Gloriavale joins other faith-based institutions at Abuse in Care inquiry

5:14 am on 13 October 2022

The Gloriavale Christian Community will appear for the first time at the Abuse in Care inquiry starting this morning in Auckland.

Gloriavale Christian Community

The overseeing shepherd of Gloriavale Howard Temple and its school principal Rachel Steadfast will be questioned. Photo: Google Maps

It is the last public hearing for the Royal Commission, which started its work in 2019.

It is looking into abuse in care within state and faith-based institutions between 1950 and 1999.

The hearing will open with statements from core participants and individuals and groups granted leave to appear.

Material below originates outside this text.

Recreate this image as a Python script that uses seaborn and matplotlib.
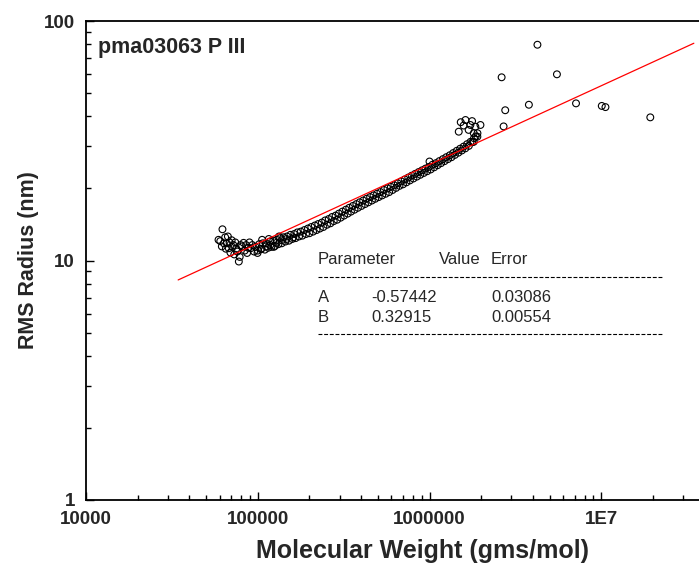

This afternoon, the overseeing shepherd of Gloriavale, Howard Temple, and its school principal, Rachel Steadfast, will speak and be questioned.

They, along with other church and faith-based groups will be asked for their response to evidence given to the inquiry from survivors of abuse and neglect, particularly from children, young people and vulnerable adults.

The commission's head of reports, Rebecca Harvey-Lane, said all will be questioned on systemic issues, and in some cases, on specific survivor evidence, for their response.

''This will include how care systems were monitored, the handling of complaints, the nature and extent of the abuse, to what extent their care met the needs of Māori, Pacific and disabled people, as well as people with mental health conditions.

''In addition we will also be speaking to them on forward looking questions and questions on solutions for change.''

Like Gloriavale Christian Community, the Presbyterian and Methodist churches will also be appearing before the inquiry for the first time.

''We also have specific schools where the representatives will be giving evidence and these in particular around (Auckland's) Dilworth School and Wesley College, who have not given evidence in previous hearings as well. So we expect to have real focus on these new institutions.''

Harvey-Lane said the inquiry's focus would differ from previous hearings.

''In the past the focus has been on redress and that was the predominant hearings that were held last year. That was just around responses to claims, so we will really looking to explore the care systems themselves, including the monitoring and oversight of those care systems and the nature and extent of abuse that happened within those care settings.''

Frances Tagaloa is a survivor of sexual abuse within the Catholic Church.

She believes the hearing will reveal churches have failed to act and take responsibility for abuse.

''They have failed to protect those that they have cared for. They have failed survivors who have sought help after suffering the trauma of abuse. I think we will also hear that they have not put survivors first, ahead of the perpetrators, or have they put them ahead of their own interests.''

She said churches had enabled a culture of tolerance and silence.

''What I would really love to see is for all of the churches to be brave enough to express their support for the recommendations of the Royal Commission of Inquiry. Some churches we have heard that, but I have yet to hear that from the Catholic Church.''

One group that will not be at the hearing is the Network for Survivors of Abuse in faith-based institutions.

It believes there is nothing to be gained from attending, because everything has already been said at previous hearings and in media coverage.

Survivors of Abuse spokesperson Liz Tonks said survivors were now more interested getting the government to follow through on redress and safeguarding others from abuse.

''We don't think it will add sufficiently to what survivors already know, and what is known that is going to change, what is needed, which is redress. They urgently need it. They are dying without it and in a state of trauma and living in deprivation.''

Her group needed to focus its limited resources on supporting its survivors, Tonks said.

The hearing would not address the accountability of the Crown which failed in its oversight, not only of state-run institutions, but also faith-based institutions, where the majority of abuse cases occurred and where many survivors, who were in the direct care of the state were abused, she said.

The Royal Commission will deliver its final report to the government in June 2023.